Aim — No pictures belong in the copy; return exactly the lines from the one with "Write a Python" through the one with "from matplotlib.lines import Line2D", both ends included, and nothing else.

+++++

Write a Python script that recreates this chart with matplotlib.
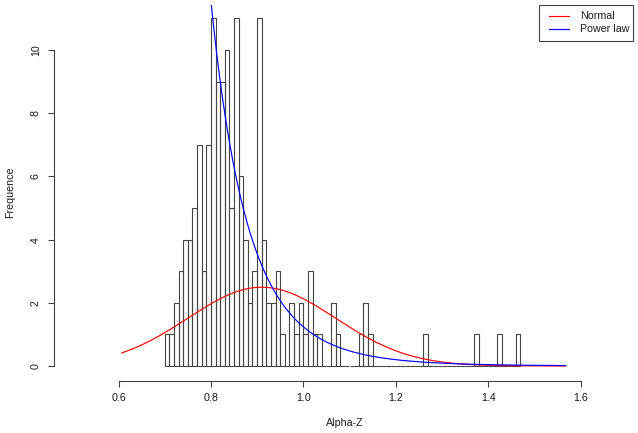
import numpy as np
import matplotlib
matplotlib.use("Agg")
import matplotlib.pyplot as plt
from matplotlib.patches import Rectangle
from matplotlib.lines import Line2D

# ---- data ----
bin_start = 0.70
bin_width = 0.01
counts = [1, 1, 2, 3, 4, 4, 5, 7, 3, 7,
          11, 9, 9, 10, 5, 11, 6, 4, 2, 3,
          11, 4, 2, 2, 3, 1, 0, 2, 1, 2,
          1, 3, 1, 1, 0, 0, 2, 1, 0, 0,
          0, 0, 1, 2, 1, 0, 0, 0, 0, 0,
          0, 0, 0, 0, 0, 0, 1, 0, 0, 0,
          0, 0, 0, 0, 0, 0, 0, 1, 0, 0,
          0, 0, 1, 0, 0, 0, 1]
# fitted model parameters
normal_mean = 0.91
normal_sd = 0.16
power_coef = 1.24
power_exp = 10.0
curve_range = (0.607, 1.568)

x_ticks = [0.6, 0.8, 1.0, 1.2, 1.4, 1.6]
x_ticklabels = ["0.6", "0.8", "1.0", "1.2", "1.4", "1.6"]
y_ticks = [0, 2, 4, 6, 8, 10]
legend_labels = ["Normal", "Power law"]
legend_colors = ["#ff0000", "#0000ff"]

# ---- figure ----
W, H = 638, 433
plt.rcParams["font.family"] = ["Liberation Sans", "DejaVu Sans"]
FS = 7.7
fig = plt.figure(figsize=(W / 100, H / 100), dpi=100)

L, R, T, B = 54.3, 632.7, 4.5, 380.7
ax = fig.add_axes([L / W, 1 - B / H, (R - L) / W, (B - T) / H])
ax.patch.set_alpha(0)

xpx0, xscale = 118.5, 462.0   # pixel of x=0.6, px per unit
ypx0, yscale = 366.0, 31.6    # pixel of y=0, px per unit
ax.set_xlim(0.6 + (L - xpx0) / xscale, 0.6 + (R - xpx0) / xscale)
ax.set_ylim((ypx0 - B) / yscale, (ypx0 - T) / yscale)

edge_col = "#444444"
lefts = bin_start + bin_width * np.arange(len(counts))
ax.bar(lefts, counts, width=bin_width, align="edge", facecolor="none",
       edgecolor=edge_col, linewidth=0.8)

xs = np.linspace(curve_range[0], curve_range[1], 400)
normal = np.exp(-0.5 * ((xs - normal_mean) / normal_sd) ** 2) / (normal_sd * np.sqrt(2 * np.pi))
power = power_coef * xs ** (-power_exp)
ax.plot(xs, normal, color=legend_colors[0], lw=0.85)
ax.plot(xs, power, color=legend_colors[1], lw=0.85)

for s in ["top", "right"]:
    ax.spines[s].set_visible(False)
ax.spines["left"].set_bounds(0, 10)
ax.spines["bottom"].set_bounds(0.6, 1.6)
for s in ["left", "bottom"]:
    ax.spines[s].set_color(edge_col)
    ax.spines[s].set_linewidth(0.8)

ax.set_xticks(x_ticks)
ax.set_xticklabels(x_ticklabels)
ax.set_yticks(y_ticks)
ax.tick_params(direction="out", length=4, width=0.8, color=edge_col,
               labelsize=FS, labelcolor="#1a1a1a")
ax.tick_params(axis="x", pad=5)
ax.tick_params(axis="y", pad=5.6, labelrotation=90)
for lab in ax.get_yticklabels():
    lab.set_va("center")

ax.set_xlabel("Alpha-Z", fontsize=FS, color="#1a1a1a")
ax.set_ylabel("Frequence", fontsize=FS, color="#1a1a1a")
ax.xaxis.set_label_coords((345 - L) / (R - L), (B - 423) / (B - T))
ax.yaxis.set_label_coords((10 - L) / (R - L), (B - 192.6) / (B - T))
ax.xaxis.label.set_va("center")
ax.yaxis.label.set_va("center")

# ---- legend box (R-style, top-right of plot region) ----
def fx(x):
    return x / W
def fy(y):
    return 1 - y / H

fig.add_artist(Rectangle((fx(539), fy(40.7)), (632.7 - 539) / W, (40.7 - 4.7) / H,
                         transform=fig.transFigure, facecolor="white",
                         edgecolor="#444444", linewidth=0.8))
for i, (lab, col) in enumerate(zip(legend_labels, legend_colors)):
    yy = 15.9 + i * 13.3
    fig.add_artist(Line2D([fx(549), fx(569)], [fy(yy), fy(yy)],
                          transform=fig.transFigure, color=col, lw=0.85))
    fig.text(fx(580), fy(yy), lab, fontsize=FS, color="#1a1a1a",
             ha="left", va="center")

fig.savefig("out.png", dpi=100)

+++++

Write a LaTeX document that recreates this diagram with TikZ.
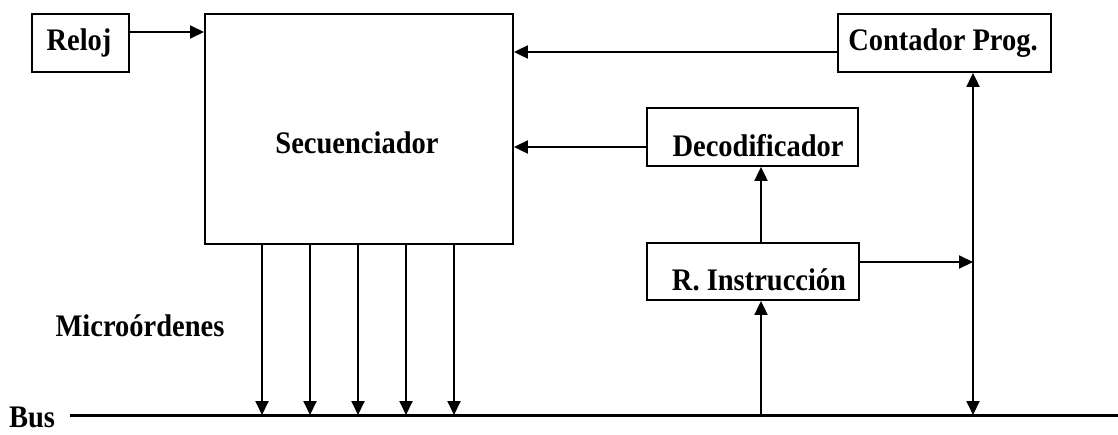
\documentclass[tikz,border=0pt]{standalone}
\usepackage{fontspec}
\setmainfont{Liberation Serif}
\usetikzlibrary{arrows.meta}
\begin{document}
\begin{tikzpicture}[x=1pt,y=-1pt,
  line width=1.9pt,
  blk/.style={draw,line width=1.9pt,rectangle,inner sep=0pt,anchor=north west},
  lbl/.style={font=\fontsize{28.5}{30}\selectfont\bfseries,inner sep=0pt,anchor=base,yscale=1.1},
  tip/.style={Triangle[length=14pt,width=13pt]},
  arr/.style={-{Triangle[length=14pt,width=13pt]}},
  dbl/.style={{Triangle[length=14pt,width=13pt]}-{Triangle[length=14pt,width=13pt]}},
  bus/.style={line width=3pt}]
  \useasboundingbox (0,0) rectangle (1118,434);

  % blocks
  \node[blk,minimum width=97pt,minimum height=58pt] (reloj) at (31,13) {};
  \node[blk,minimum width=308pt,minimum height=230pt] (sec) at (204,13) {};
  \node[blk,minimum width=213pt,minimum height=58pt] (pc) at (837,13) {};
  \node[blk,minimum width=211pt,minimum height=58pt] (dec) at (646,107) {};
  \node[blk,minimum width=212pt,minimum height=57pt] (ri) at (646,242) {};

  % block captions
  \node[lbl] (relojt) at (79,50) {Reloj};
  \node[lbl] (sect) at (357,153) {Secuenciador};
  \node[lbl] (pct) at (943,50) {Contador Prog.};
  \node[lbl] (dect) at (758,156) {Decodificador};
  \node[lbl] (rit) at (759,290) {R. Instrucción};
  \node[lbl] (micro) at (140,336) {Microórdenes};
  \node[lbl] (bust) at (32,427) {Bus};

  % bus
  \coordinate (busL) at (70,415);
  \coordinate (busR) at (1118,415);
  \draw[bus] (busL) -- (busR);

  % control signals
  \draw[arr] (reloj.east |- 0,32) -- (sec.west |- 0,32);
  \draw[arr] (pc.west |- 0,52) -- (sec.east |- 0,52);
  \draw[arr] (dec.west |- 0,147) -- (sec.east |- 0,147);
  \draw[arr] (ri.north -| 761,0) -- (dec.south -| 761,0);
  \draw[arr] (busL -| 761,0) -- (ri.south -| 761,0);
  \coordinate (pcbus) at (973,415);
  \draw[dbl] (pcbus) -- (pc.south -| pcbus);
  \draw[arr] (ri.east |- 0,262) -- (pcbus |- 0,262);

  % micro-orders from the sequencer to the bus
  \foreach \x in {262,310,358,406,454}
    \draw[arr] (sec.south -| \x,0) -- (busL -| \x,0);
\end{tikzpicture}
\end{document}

+++++

Output of the task —
Write a Python script that recreates this chart with matplotlib.
import numpy as np
import matplotlib
matplotlib.use("Agg")
import matplotlib.pyplot as plt
from matplotlib.patches import Rectangle
from matplotlib.lines import Line2D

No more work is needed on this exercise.